Recently, several paragons of monetary officialdom have come out and said that continued low inflation is a mystery.  The head of the International Monetary Fund called it a mystery at a Milken Global Conference very recently.  How a person who is supposed to know such things could call it a mystery is a mystery to me.  The Fed Chief, Jerome Powell, recently said that there is “no easy answer” to explain why price rises have been so subdued.  Well gee guys, let me explain it to you then.  Surprisingly, there is a Bloomberg piece that gets many of the elements in place titled “Low Inflation Is Federal Reserve’s Maddening Unsolved Mystery”, though it doesn’t really lay things out fully.

The first thing to note in any discussion of inflation is what kind of inflation are we talking about here.  The inflation that is a “mystery” apparently to the Fed and the IMF is regular old goods and services inflation – the kind that Volker tried to tame in the late 1970s and early 1980s when he took the Fed Funds rate over 20% and that the Fed in the Greenspan era tried to combat with their approach of “opportunistic disinflation”.  Note that inflation means that a given unit of currency buys less than it did before, the value of the currency declines over time (h/t to Shedlock).  There is of course notable inflation in asset prices and art markets, which these officials mostly ignore.  There is also heart-stopping inflation in the prices of education, health care and health care insurance which is decimating the middle class even as the richest get even more rich through the asset inflation caused by central bank policy (they own the bulk of the assets which are inflating due to time value of money as well as money supply effects).

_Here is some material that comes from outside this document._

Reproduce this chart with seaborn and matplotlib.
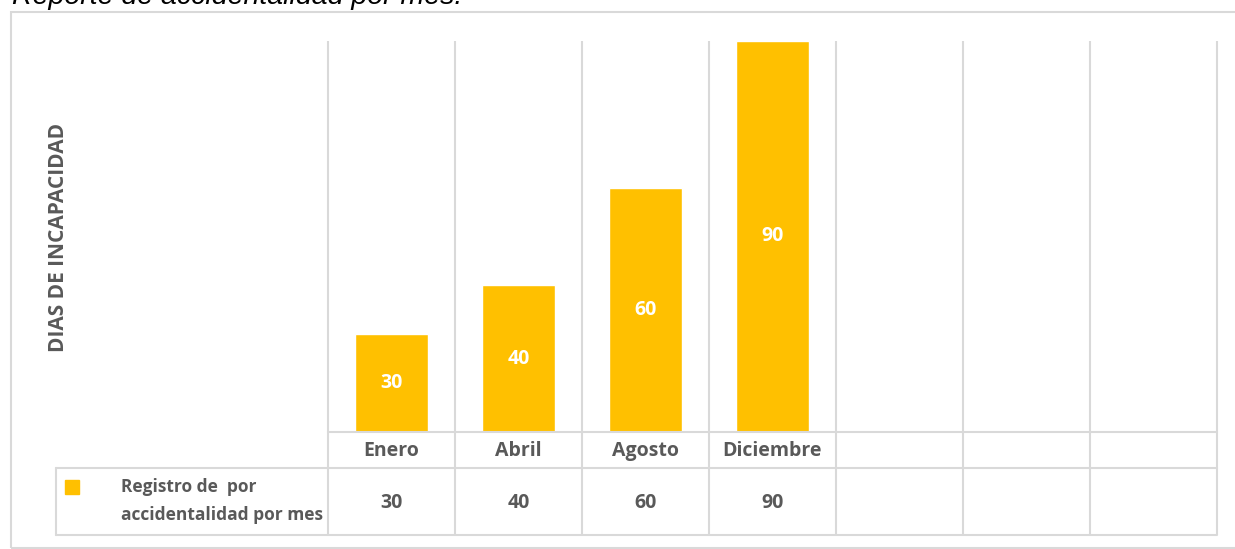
import matplotlib
matplotlib.use("Agg")
import matplotlib.pyplot as plt
import matplotlib.transforms as mtransforms
from matplotlib.patches import Rectangle
import numpy as np
import pandas as pd
import seaborn as sns

# data
MESES = ["Enero", "Abril", "Agosto", "Diciembre"]
DIAS = [30, 40, 60, 90]
N_COLUMNAS = 7          # the Excel table keeps 3 empty columns on the right
Y_MIN, Y_MAX = 10, 90
SERIE = "Registro de  por\naccidentalidad por mes"
TITULO = "Reporte de accidentalidad por mes."
Y_LABEL = "DIAS DE INCAPACIDAD"

AMARILLO = "#FFC000"
GRIS_TXT = "#595959"
GRIS_LIN = "#D9D9D9"
FS = 14

W, H = 1235, 549

sns.set_theme(style="white")
plt.rcParams["font.family"] = ["Open Sans", "DejaVu Sans"]

fig = plt.figure(figsize=(W / 100, H / 100), dpi=100)
fig.patch.set_facecolor("white")

# plot area in pixels: x 328..1217, y 41..432
ax = fig.add_axes([328 / W, 1 - 432 / H, (1217 - 328) / W, (432 - 41) / H])

df = pd.DataFrame({"mes": MESES, "dias": DIAS})
sns.barplot(data=df, x="mes", y="dias", order=MESES, color=AMARILLO,
            saturation=1, width=0.57, ax=ax)
ax.set_xlim(-0.5, N_COLUMNAS - 0.5)
ax.set_ylim(Y_MIN, Y_MAX)
sns.despine(ax=ax, left=True, bottom=True)
ax.set_xticks([])
ax.set_yticks([])
ax.set_xlabel("")
ax.set_ylabel(Y_LABEL, fontsize=15, fontweight="bold", color=GRIS_TXT)
ax.yaxis.set_label_coords((69 - 328) / 889, (432 - 237) / 391)

# value labels, centred in the visible part of each bar
for i, v in enumerate(DIAS):
    ax.text(i, (Y_MIN + v) / 2, f"{v}", ha="center", va="center",
            color="white", fontsize=FS, fontweight="bold")

# data table under the chart
blend = mtransforms.blended_transform_factory(ax.transData, ax.transAxes)
y_cat = (432 - 456) / 391
y_val = (432 - 508) / 391
y_mid = (432 - 468) / 391
y_bot = (432 - 535) / 391
x_leg = (56 - 328) / 889

for i, mes in enumerate(MESES):
    ax.text(i, y_cat, mes, transform=blend, ha="center", va="baseline",
            color=GRIS_TXT, fontsize=FS, fontweight="bold")
    ax.text(i, y_val, f"{DIAS[i]}", transform=blend, ha="center",
            va="baseline", color=GRIS_TXT, fontsize=FS, fontweight="bold")

lw = 1.5
ax.vlines(np.arange(N_COLUMNAS + 1) - 0.5, y_bot, 1, transform=blend,
          color=GRIS_LIN, lw=lw, clip_on=False, zorder=0)
ax.plot([-0.5, N_COLUMNAS - 0.5], [0, 0], transform=blend,
        color=GRIS_LIN, lw=lw, clip_on=False)
for yy in (y_mid, y_bot):
    ax.plot([x_leg, 1], [yy, yy], transform=ax.transAxes,
            color=GRIS_LIN, lw=lw, clip_on=False)
ax.plot([x_leg, x_leg], [y_mid, y_bot], transform=ax.transAxes,
        color=GRIS_LIN, lw=lw, clip_on=False)

# legend key + series name in the first table cell
ax.add_patch(Rectangle(((65 - 328) / 889, (432 - 494) / 391), 14 / 889,
                       14 / 391, transform=ax.transAxes, color=AMARILLO,
                       clip_on=False))
ax.text((121 - 328) / 889, (432 - 501) / 391, SERIE, transform=ax.transAxes,
        ha="left", va="center", color=GRIS_TXT, fontsize=12.5,
        fontweight="bold", linespacing=1.7)

# outer chart frame (right edge runs off the picture)
fig.add_artist(Rectangle((11 / W, 1 - 548 / H), 1.1, (548 - 12) / H,
                         transform=fig.transFigure, fill=False,
                         edgecolor=GRIS_LIN, lw=1.5))

# caption, cut off at the top like in the source
fig.text(12 / W, 1 - 4 / H, TITULO, ha="left", va="baseline",
         style="italic", fontsize=20.5, family="Liberation Sans",
         color="black")

fig.savefig("out.png", dpi=100)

To get to the meat of the matter baffling the world’s most powerful and highly paid and feted monetary policymakers, the main causes of persistently low goods and services inflation are three, with a few others rounding out the case.  The first cause is the conscious creation of Chimerica by American fiscal policy makers during the Clinton era.  The accession of China to the GATT/WTO in 2001 and the runup to it has caused a truly massive deflationary impulse around the world as the globalization of the labor market impinged labor market pricing power.  The impact of this is difficult to stress highly enough.  Adding a billion or more people in Asia to the labor market for goods consumed by the West at wages much lower than those enjoyed by laborers in the West was one prong of the creation of Chimerica.

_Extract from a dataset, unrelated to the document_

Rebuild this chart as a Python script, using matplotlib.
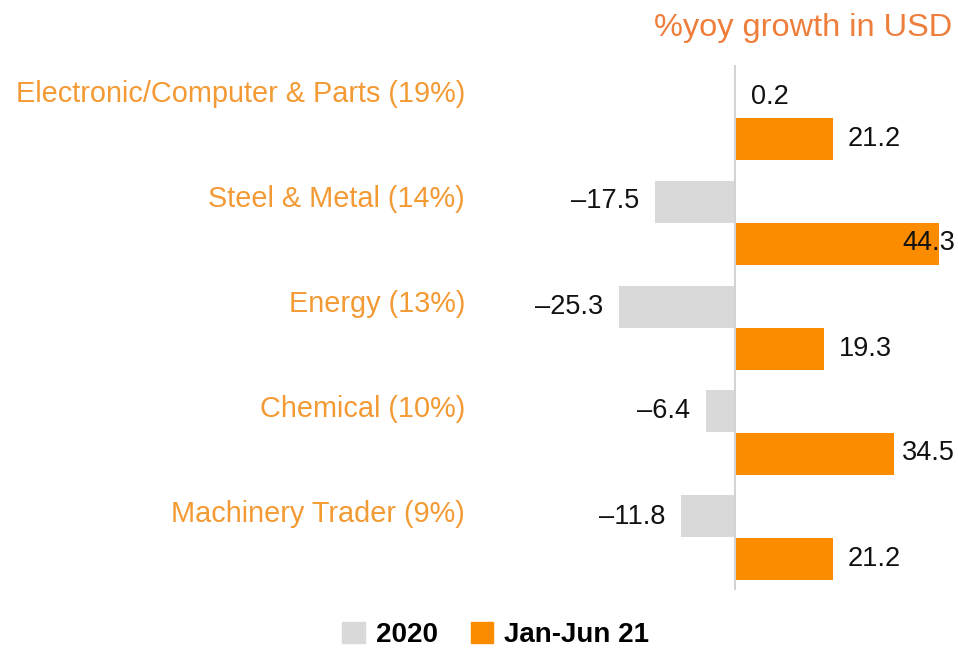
import matplotlib.pyplot as plt
import matplotlib.transforms as mtransforms
from matplotlib.patches import Patch

# Data
categories = [
    "Electronic/Computer & Parts (19%)",
    "Steel & Metal (14%)",
    "Energy (13%)",
    "Chemical (10%)",
    "Machinery Trader (9%)",
]
growth_2020 = [0.2, -17.5, -25.3, -6.4, -11.8]
growth_h1_21 = [21.2, 44.3, 19.3, 34.5, 21.2]
series_names = ["2020", "Jan-Jun 21"]

# Style
GRAY = "#D9D9D9"
ORANGE = "#FB8C00"
LABEL_ORANGE = "#F39A34"
TITLE_ORANGE = "#EE7E3C"
FONT = ["Liberation Sans", "DejaVu Sans"]

W, H = 958, 650
PX_PER_UNIT = 4.6
ZERO_X = 735
AX_LEFT, AX_RIGHT = 600, 958
AX_TOP, AX_BOTTOM = 65, 590

plt.rcParams["font.family"] = FONT

fig = plt.figure(figsize=(W / 100, H / 100), dpi=100)
ax = fig.add_axes([AX_LEFT / W, 1 - AX_BOTTOM / H,
                   (AX_RIGHT - AX_LEFT) / W, (AX_BOTTOM - AX_TOP) / H])

ys = list(range(len(categories)))
bar_h = 0.4
ax.barh([y - bar_h / 2 for y in ys], growth_2020, height=bar_h, color=GRAY)
ax.barh([y + bar_h / 2 for y in ys], growth_h1_21, height=bar_h, color=ORANGE)

ax.set_xlim(-(ZERO_X - AX_LEFT) / PX_PER_UNIT, (AX_RIGHT - ZERO_X) / PX_PER_UNIT)
ax.set_ylim(len(categories) - 0.5, -0.5)
ax.axvline(0, color="#D3D3D3", lw=1.5)

for s in ax.spines.values():
    s.set_visible(False)
ax.set_xticks([])
ax.set_yticks([])

# value labels
val_fs = 19.5
gap_pt = 11
value_texts = []
for series, off in ((growth_2020, -bar_h / 2), (growth_h1_21, bar_h / 2)):
    for y, v in zip(ys, series):
        if v >= 0:
            t = ax.annotate(f"{v:.1f}", xy=(v, y + off), xytext=(gap_pt, 0),
                            textcoords="offset points", ha="left", va="center",
                            fontsize=val_fs, color="#111111", annotation_clip=False)
            value_texts.append(t)
        else:
            ax.annotate(f"\u2013{abs(v):.1f}", xy=(v, y + off), xytext=(-gap_pt, 0),
                        textcoords="offset points", ha="right", va="center",
                        fontsize=val_fs, color="#111111")

# pull labels back inside the figure where they run past the edge
fig.canvas.draw()
renderer = fig.canvas.get_renderer()
for t in value_texts:
    bb = t.get_window_extent(renderer)
    overflow = bb.x1 - (W - 3)
    if overflow > 0:
        dx, dy = t.get_position()
        t.set_position((dx - overflow * 72 / fig.dpi, dy))

# category labels
trans = mtransforms.blended_transform_factory(fig.transFigure, ax.transData)
for y, name in zip(ys, categories):
    ax.text(465 / W, y - 0.22, name, transform=trans, ha="right", va="center",
            fontsize=20.8, color=LABEL_ORANGE, clip_on=False)

fig.text(952 / W, 1 - 28 / H, "%yoy growth in USD", ha="right", va="center",
         fontsize=23.4, color=TITLE_ORANGE)

handles = [Patch(color=GRAY), Patch(color=ORANGE)]
fig.legend(handles, series_names, loc="center", bbox_to_anchor=(496 / W, 1 - 635 / H),
           ncol=2, frameon=False, handlelength=0.8, handleheight=0.8,
           handletextpad=0.4, columnspacing=1.2, borderpad=0.2,
           prop={"family": FONT, "size": 20, "weight": "bold"})

fig.savefig("out.png", dpi=100)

The other prong was to be the slaying of inflation.  Producing the world’s goods using labor in Asia means that the goods produced can be had for much lower prices by everyone in the West, including the laborers whose jobs were replaced.  That was the bargain.  We will give you (China and Asia generally) the jobs, and you give us (America, Europe) cheap goods.  Well mission accomplished.  Inflation has been low both because goods prices are lower than they otherwise would be and because the price of labor has been kept on a tight leash.  This dynamic has, however, largely run its course.  The labor market in China is now shrinking and most of the labor that was going to be transplanted to Asia has already been transplanted.  Labor prices have hit their low point and will either slowly rise or stay roughly the same until something (the conscious dismantling of Chimerica) causes power to swing from corporations to labor and then labor prices to rise.

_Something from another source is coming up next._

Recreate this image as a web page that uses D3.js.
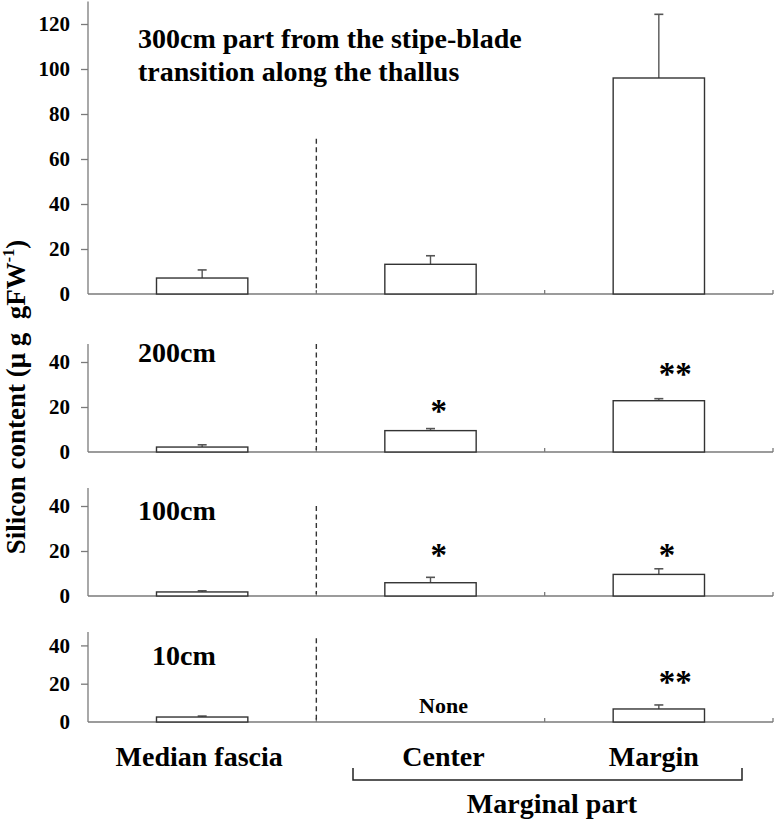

The second primary cause of low inflation is demographics.  The low birth rates in Europe are well known.  Germany and Italy have declining native population (one of the reasons Merkel was eager to import northern African and middle eastern migrants, despite the cultural cost).  Japan’s population is declining.  Without the constant influx of immigrants, even the population of America would be flat to down.  Adding to the general lack of new babies, the creation and presence of which uniquely promote growth, the aging of the baby boomers (a pig in the python demographically) has meant a shift of spending patterns downward as people consume less as they age and their fewer children are grown and strike out on their own.

The third major cause as I see it is the vanquishing of collectivist legal frameworks by the Anglo Saxon model, which has resulted in the collapse of organized labor and the tilting of economic power toward corporations.  As a result, shareholders now reap more of the economic pie relative to labor than they have in generations.

There are a few other contributing causes, though less important than the secular forces described above. Technology and technological artifacts like computers and phones play a more important role in modern life and the cost per unit of power of these items tend to decrease over time (among other things giving rise to the dangerous notion of hedonic adjustments in gauges of inflation and output or GDP).  The price of oil has been fairly low since the great spike in 2008.  Hydraulic fracturing and other technical improvements allowing previously untenable fields to produce oil at reasonable cost has kept a lid on prices.  Oil is one of the most closely correlated price series with inflation over time.  Finally as Mike Shedlock has posited, competitive devaluation of currencies means no nation gets a leg up in the inflation race (a devalued currency vis a vis others is ceteris paribus inflationary as it means prices of foreign produced goods rise in local currency terms and hence prices of locally produced goods can also rise).

So there it is.  Mystery solved.  So does that mean I am a better choice to run the IMF or the Fed than the current occupants?  I guess so.  At the least when you hear someone talk about the mystery of persistent low inflation you realize they are either a fool or charlatan or both.  Consider for a moment what it would take to truly reverse the main secular forces at work that really are causing low inflation.  First break up Chimerica.  That would mean kicking China out of the Free Trade Club.  Trump has already sort of done this with the institution of tariffs, whether legally justified or not.  But to really break it up would mean higher prices for goods and services.  The Fed would see its 2% inflation target breached in short order and jobs would come back home to some extent.  We would all pay a good deal more for stuff at the store however.  So monetary leaders cannot be expected to really embrace this solution, which means they have an incentive not even to recognize it (so charlatan I guess more or less).

Another means to solving the low inflation conundrum would mean having more babies.  Not a palatable prospect for the eco left and not really something in the wheel house of the esoterically trained university economists one finds at central banks.  So not much hope there.  Finally it might mean tilting the legal field back toward labor and away from laws that benefit the corporate world.  It would take a disaster on the scale of the Great Depression to do that (as it did last time).  Not a healthy prospect at all.  Of course if central banks really wanted to see inflation they could produce as much as they wanted, though not probably in a controllable way, simply by printing money and letting it get out into the real economy instead of bottling it up in money center banks.  I remember the Treasury sent out checks to everyone after the dotcom crash.  Helicopter money.  It is probably coming in some form (see all the mention of MMT lately).  But we will have to wait for TSTHTF first.